A caption accompanying a housing graph in yesterday's editions incorrectly identified the chart as showing the median net worth of home buyers by age. The graph referred to the median price of houses bought by each age group.

Contrary to pronouncements by "doomsayers," housing in America is not too expensive, the U.S. League of Savings Associations declared yesterday. As prood, league President Joseph Benedict pointed to last year's record sales.

Moreover, an increasing share of houses (36 percent in 1977) are being purchased by singles and couples under 30, another indication that home buyers are not all middle-aged and wealthy, Benedict said. The report, conflicts with governmental and academic studies that found more and more young persons being priced out of the market. These studies drew comparisons between house prices and the median income of all Americans, found prices rising faster.

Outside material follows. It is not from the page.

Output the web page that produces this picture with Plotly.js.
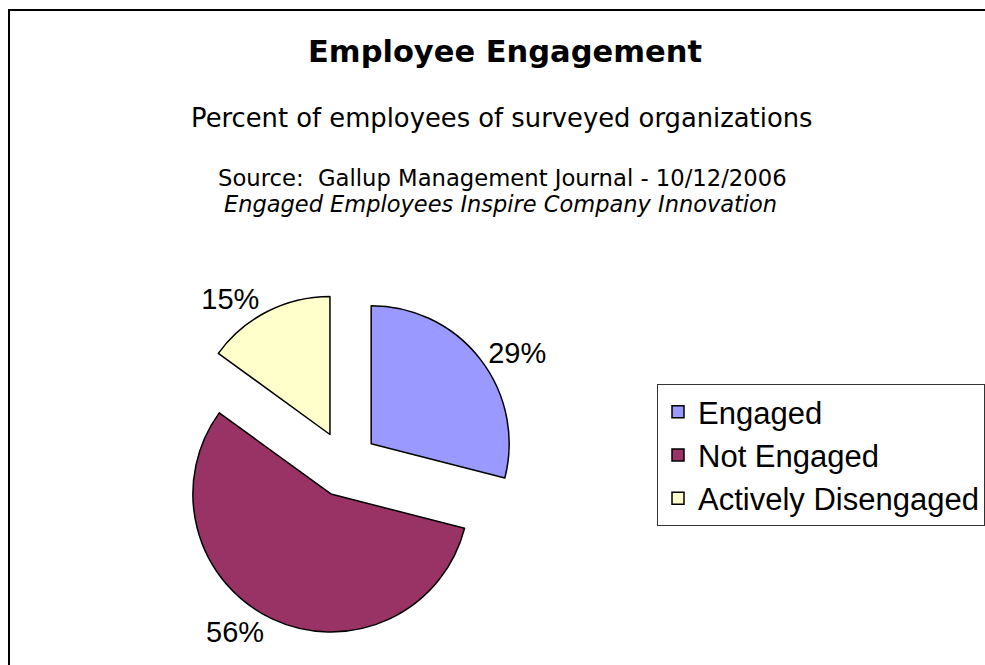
<!DOCTYPE html>
<html>
<head>
<meta charset="utf-8">
<script src="https://cdn.plot.ly/plotly-3.0.1.min.js"></script>
<style>
  html, body { margin: 0; padding: 0; background: #ffffff; }
  #chart { width: 985px; height: 665px; }
</style>
</head>
<body>
<div id="chart"></div>
<script>
// ---- data ----
var categories = ["Engaged", "Not Engaged", "Actively Disengaged"];
var values = [29, 56, 15];
var sliceColors = ["#9999FF", "#993366", "#FFFFCC"];

var titleText = "Employee Engagement";
var subtitleText = "Percent of employees of surveyed organizations";
var sourceText = "Source:&nbsp; Gallup Management Journal - 10/12/2006";
var articleText = "Engaged Employees Inspire Company Innovation";

// ---- layout helpers (page pixel -> paper fraction, margins are zero) ----
var W = 985, H = 665;
function px(x) { return x / W; }
function py(y) { return 1 - y / H; }

var pullFrac = 0.24;
var pieCx = 345, pieCy = 464, pieR = 138;
var outerR = pieR * (1 + pullFrac);

var trace = {
  type: "pie",
  labels: categories,
  values: values,
  sort: false,
  direction: "clockwise",
  rotation: 0,
  pull: categories.map(function () { return pullFrac; }),
  marker: { colors: sliceColors, line: { color: "#000000", width: 1.5 } },
  textinfo: "percent",
  textposition: "outside",
  outsidetextfont: { family: "Liberation Sans, Arial, sans-serif", size: 29, color: "#000000" },
  hoverinfo: "none",
  domain: {
    x: [px(pieCx - outerR), px(pieCx + outerR)],
    y: [py(pieCy + outerR), py(pieCy - outerR)]
  },
  showlegend: true
};

var textFont = "DejaVu Sans, Verdana, sans-serif";

var layout = {
  width: W,
  height: H,
  margin: { l: 0, r: 0, t: 0, b: 0, pad: 0 },
  paper_bgcolor: "#ffffff",
  plot_bgcolor: "#ffffff",
  title: {
    text: titleText,
    font: { family: textFont, size: 30.5, weight: "bold", color: "#000000" },
    xref: "paper", yref: "container",
    x: px(505), y: 1 - 51 / H,
    xanchor: "center", yanchor: "middle"
  },
  annotations: [
    { text: subtitleText, xref: "paper", yref: "paper", x: px(501), y: py(118.5),
      xanchor: "center", yanchor: "middle", showarrow: false,
      font: { family: textFont, size: 25.8, color: "#000000" } },
    { text: sourceText, xref: "paper", yref: "paper", x: px(503), y: py(178),
      xanchor: "center", yanchor: "middle", showarrow: false,
      font: { family: textFont, size: 22.7, color: "#000000" } },
    { text: "<i>" + articleText + "</i>", xref: "paper", yref: "paper", x: px(500.5), y: py(204),
      xanchor: "center", yanchor: "middle", showarrow: false,
      font: { family: textFont, size: 22.5, color: "#000000" } }
  ],
  legend: {
    x: px(657), y: py(384),
    xanchor: "left", yanchor: "top",
    bgcolor: "#ffffff",
    bordercolor: "#333333",
    borderwidth: 1,
    font: { family: "Liberation Sans, Arial, sans-serif", size: 31, color: "#000000" },
    traceorder: "normal"
  },
  shapes: [
    { type: "rect", xref: "paper", yref: "paper",
      x0: px(9), y1: py(10), x1: px(1100), y0: py(900),
      line: { color: "#000000", width: 2 }, fillcolor: "rgba(0,0,0,0)", layer: "above" }
  ],
  showlegend: true
};

Plotly.newPlot("chart", [trace], layout, { displayModeBar: false, staticPlot: true });
</script>
</body>
</html>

The league base its conclusions on a survey of 8,500 conventional mortgages at 200 thrift institutions. It found that hoese prices and incomes varied considerably in different geographical areas. The median purchase price in the largest cities was $52,500, while median income of city buyers was $26,588. In the country, the price median was $37,300 and the income median was $19,541.

Second incomes are increasingly important in purchases, the league continued. More than half (51 percent) of young couples depend to some extent on a secondary earner, and in nearly one-third of the cases (30 per cent) that other wage earner contributes between 30 and 50 percent of the total household income.

Half of all first-home buyers had incomes of $20,000; the median purchase price for this group was about $38,000. This did not include multi-family housing, mobile homes, or housing purchased with loans insured by the FHA or VA. The median income for all households where the head of family is between 25 and 34 - the peak years for buying a first home - is $14,000.

City dwellers' households are getting smaller. Half of the sales last year were to one person units, including 18 to 19 percent singles and 7 per cent unmarried couples. These patterns were observed nationwide.

Only California presented a radically different picture. There the league found the home buyer had a higher income, more net worth, and bought a more expensive home, but had less equity in it.